Czech Republic sends mixed signals on euro adoption

Jiří Rusnok, photo: CTK

After a long period on the sidelines, euro adoption is again making a comeback as an issue in the Czech Republic. In the latest intervention, the country’s central bank governor has said that all the criteria can be met but that Czechs could perhaps wait until wages and prices are nearer to the euro zone average.

Jiří Rusnok, photo: CTK
Compared with his predecessor, Miroslav Singer, Czech central bank governor Jiří Rusnok was cast as favourable to the single currency euro. A greater sceptic than Singer would have been difficult to find. But recent comment from Rusnok testify to the fact that his euro enthusiasm has its limits.

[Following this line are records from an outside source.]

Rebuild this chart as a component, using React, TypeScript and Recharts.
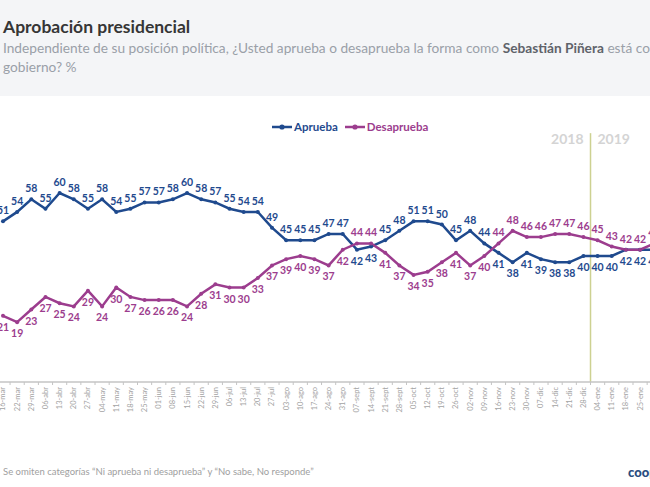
import React from 'react';
import {
  LineChart,
  Line,
  XAxis,
  YAxis,
  LabelList,
  ReferenceLine,
  ReferenceDot,
  Legend,
} from 'recharts';

const categories = [
  '16-mar', '22-mar', '29-mar', '06-abr', '13-abr', '20-abr', '27-abr', '04-may', '11-may', '18-may',
  '25-may', '01-jun', '08-jun', '15-jun', '22-jun', '29-jun', '06-jul', '13-jul', '20-jul', '27-jul',
  '03-ago', '10-ago', '17-ago', '24-ago', '31-ago', '07-sept', '14-sept', '21-sept', '28-sept', '05-oct',
  '12-oct', '19-oct', '26-oct', '02-nov', '09-nov', '16-nov', '23-nov', '30-nov', '07-dic', '14-dic',
  '21-dic', '28-dic', '04-ene', '11-ene', '18-ene', '25-ene', '01-feb',
];

const aprueba = [
  51, 54, 58, 55, 60, 58, 55, 58, 54, 55,
  57, 57, 58, 60, 58, 57, 55, 54, 54, 49,
  45, 45, 45, 47, 47, 42, 43, 45, 48, 51,
  51, 50, 45, 48, 44, 41, 38, 41, 39, 38,
  38, 40, 40, 40, 42, 42, 42,
];

const desaprueba = [
  21, 19, 23, 27, 25, 24, 29, 24, 30, 27,
  26, 26, 26, 24, 28, 31, 30, 30, 33, 37,
  39, 40, 39, 37, 42, 44, 44, 41, 37, 34,
  35, 38, 41, 37, 40, 44, 48, 46, 46, 47,
  47, 46, 45, 43, 42, 42, 44,
];

const seriesNames = ['Aprueba', 'Desaprueba'];
const yearLabels = ['2018', '2019'];
const yearBreakIndex = 41.5;

const BLUE = '#1F4A8E';
const PURPLE = '#9C3D8E';
const FONT = 'Lato, "Open Sans", sans-serif';

const CHART_W = 682;
const CHART_H = 360;
const MARGIN = { top: 18.5, right: 10.7, bottom: 18, left: 5.92 };
const N = categories.length;
const BAND = (CHART_W - MARGIN.left - MARGIN.right) / N;

const data = categories.map((c, i) => ({ i, label: c, a: aprueba[i], d: desaprueba[i] }));

function XTick(props: any) {
  const { x, y, payload } = props;
  const i = payload.value as number;
  return (
    <g>
      <line x1={x - BAND / 2} x2={x - BAND / 2} y1={y} y2={y + 3} stroke="#c4c4c4" strokeWidth={1} />
      {i === N - 1 && (
        <line x1={x + BAND / 2} x2={x + BAND / 2} y1={y} y2={y + 3} stroke="#c4c4c4" strokeWidth={1} />
      )}
      <text
        x={x}
        y={y + 5}
        transform={`rotate(-90, ${x}, ${y + 5})`}
        textAnchor="end"
        dy="0.33em"
        fontSize={7.5}
        fontFamily={FONT}
        fill="#a3a3a3"
      >
        {categories[i]}
      </text>
    </g>
  );
}

const makeLabel = (color: string, own: 'a' | 'd') => (props: any) => {
  const { x, y, value } = props;
  let index = props.index;
  if (index === undefined || index === null) {
    index = Math.round((x - MARGIN.left) / BAND - 0.5);
  }
  const av = aprueba[index];
  const dv = desaprueba[index];
  const top = own === 'd' ? dv >= av : av > dv;
  return (
    <text
      x={x}
      y={top ? y - 7 : y + 15}
      textAnchor="middle"
      fill={color}
      fontSize={10.5}
      fontWeight={700}
      fontFamily={FONT}
    >
      {value}
    </text>
  );
};

function LegendContent() {
  const items = [
    { name: seriesNames[0], color: BLUE },
    { name: seriesNames[1], color: PURPLE },
  ];
  return (
    <div style={{ display: 'flex', alignItems: 'center', fontFamily: FONT }}>
      {items.map((it, k) => (
        <div key={it.name} style={{ display: 'flex', alignItems: 'center', marginRight: k === 0 ? 7 : 0 }}>
          <svg width={20} height={10} style={{ display: 'block' }}>
            <line x1={0} x2={20} y1={5} y2={5} stroke={it.color} strokeWidth={2.5} />
            <circle cx={10} cy={5} r={2.6} fill={it.color} />
          </svg>
          <span style={{ color: it.color, fontSize: 11.5, fontWeight: 700, marginLeft: 2 }}>{it.name}</span>
        </div>
      ))}
    </div>
  );
}

export default function App() {
  return (
    <div
      style={{
        position: 'absolute',
        left: 0,
        top: 0,
        width: 650,
        height: 487,
        overflow: 'hidden',
        background: '#ffffff',
        fontFamily: FONT,
      }}
    >
      <div style={{ position: 'absolute', left: 0, top: 0, width: 650, height: 96, background: '#f4f5f7' }} />
      <div
        style={{
          position: 'absolute',
          left: 3,
          top: 16,
          fontSize: 17.5,
          fontWeight: 700,
          color: '#363636',
          whiteSpace: 'nowrap',
          lineHeight: '22px',
        }}
      >
        Aprobación presidencial
      </div>
      <div
        style={{
          position: 'absolute',
          left: 3,
          top: 38,
          fontSize: 13.7,
          color: '#9aa0a8',
          whiteSpace: 'nowrap',
          lineHeight: '19px',
        }}
      >
        <div>
          Independiente de su posición política, ¿Usted aprueba o desaprueba la forma como{' '}
          <b style={{ color: '#5f636a' }}>Sebastián Piñera</b> está conduciendo su
        </div>
        <div>gobierno? %</div>
      </div>

      <div style={{ position: 'absolute', left: -10, top: 80 }}>
        <LineChart width={CHART_W} height={CHART_H} data={data} margin={MARGIN}>
          <XAxis
            dataKey="i"
            type="number"
            domain={[-0.5, N - 0.5]}
            allowDataOverflow
            ticks={data.map((d) => d.i)}
            interval={0}
            tickLine={false}
            tickSize={0}
            tickMargin={0}
            axisLine={{ stroke: '#c4c4c4', strokeWidth: 1.5 }}
            tick={<XTick />}
            height={40}
          />
          <YAxis hide domain={[0, 90]} allowDataOverflow />
          <Legend
            layout="horizontal"
            verticalAlign="middle"
            align="center"
            content={<LegendContent />}
            wrapperStyle={{ position: 'absolute', left: 282, top: 40, width: 'auto', height: 'auto' }}
          />
          <ReferenceLine
            segment={[
              { x: yearBreakIndex, y: 0 },
              { x: yearBreakIndex, y: 79 },
            ]}
            stroke="#cdd191"
            strokeWidth={1.5}
          />
          <ReferenceDot
            x={yearBreakIndex}
            y={77.2}
            r={0}
            fill="none"
            stroke="none"
            label={{ value: yearLabels[0], position: 'left', offset: 7, fill: '#d4d4d4', fontSize: 14, fontWeight: 700, fontFamily: FONT }}
          />
          <ReferenceDot
            x={yearBreakIndex}
            y={77.2}
            r={0}
            fill="none"
            stroke="none"
            label={{ value: yearLabels[1], position: 'right', offset: 7, fill: '#d4d4d4', fontSize: 14, fontWeight: 700, fontFamily: FONT }}
          />
          <Line
            type="linear"
            dataKey="a"
            name={seriesNames[0]}
            stroke={BLUE}
            strokeWidth={2.5}
            dot={{ r: 2, fill: BLUE, stroke: BLUE, strokeWidth: 0 }}
            isAnimationActive={false}
          >
            <LabelList dataKey="a" content={makeLabel(BLUE, 'a')} />
          </Line>
          <Line
            type="linear"
            dataKey="d"
            name={seriesNames[1]}
            stroke={PURPLE}
            strokeWidth={2.5}
            dot={{ r: 2, fill: PURPLE, stroke: PURPLE, strokeWidth: 0 }}
            isAnimationActive={false}
          >
            <LabelList dataKey="d" content={makeLabel(PURPLE, 'd')} />
          </Line>
        </LineChart>
      </div>

      <div
        style={{
          position: 'absolute',
          left: 3,
          top: 466,
          fontSize: 9.5,
          color: '#a0a0a0',
          whiteSpace: 'nowrap',
        }}
      >
        Se omiten categorías “Ni aprueba ni desaprueba” y “No sabe, No responde”
      </div>
      <div
        style={{
          position: 'absolute',
          left: 628,
          top: 464,
          fontSize: 13,
          fontWeight: 900,
          color: '#2a4d7f',
          whiteSpace: 'nowrap',
        }}
      >
        cooperativa
      </div>
    </div>
  );
}
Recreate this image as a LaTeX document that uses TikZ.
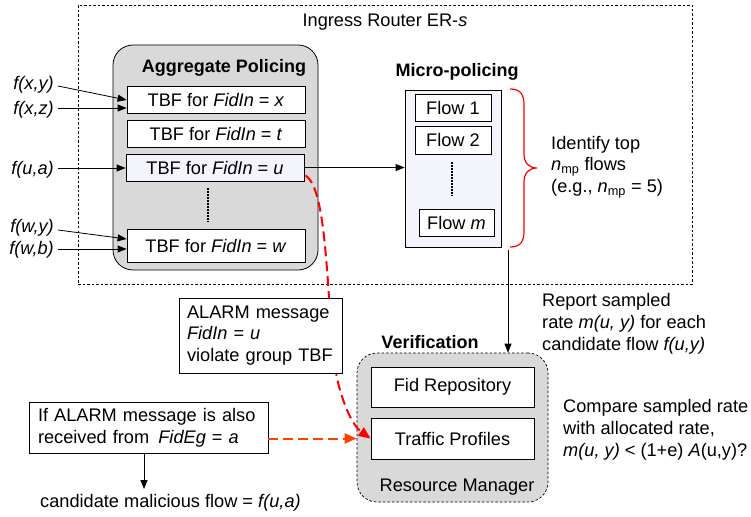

Euro adoption is gaining higher profile as an issue in the country. One of the reasons is that with its currency now floating and not pegged, one of the technical obstacles for Czech euro adoption has now been removed. A politically more pressing issue is the faster pace of integration steps being currently prepared by core euro countries. Prime minister Bohuslav Sobotka made these comments last month: "For us to remain at the core of the European Union, sooner or later we will have to respond to the question of not whether but when the Czech Republic will be capable of adopting the common European currency.ʺ

Put on the spot last week at an international conference, bank governor Rusnok said he personally thought that Czechs would not be adopting the euro for five to 10 years. This week, Rusnok filled out his reasoning by saying that while the country filled the technical conditions for euro adoption it would be better to wait until local wages and prices approached those of core euro members.

Rusnok added that while wage rises in some of the main European economies are almost zero now the average wage increase in the Czech Republic is around five percent, so the trend is positive.

Actually, while the nominal rate of wage rises in the Czech Republic was 5.3 percent in the first quarter of the year, the real rate, that means subtracting the rate of inflation, is just 2.8 percent. So that’s a lot less to crow about.

Photo: archive of Czech Government
Currently, average Czech hourly wage costs, that’s the actual money to paid to workers plus other add-ons such as employment insurance, are around 10 euros an hour. Across the EU 28 the figure is around 25 euros and in the, mostly richer, euro zone countries it’s around 30 euros.

One Czech economist pointed out that even if there was a real 5 percentage point difference in the wage rises, it would take 15 years at that rate for average Czech wages to catch up with those of neighbouring Germany.

The Czech government itself has probed the reasons for the current gaping wages gulf between the likes of Germany and the Czech Republic. It found that overall Czech wages are around 20 percent lower than they should be in terms of the extra value being created. But there are massive differences across the board between companies and sectors with many foreign owned firms up there with the best in Europe in terms of productivity but many, often domestically owned, showing almost no growth over the last decade.

In the end, euro adoption is a political decision. Czech political parties are clearly split on whether they want to wed the euro sooner or later or not at all just four months ahead of lower house elections.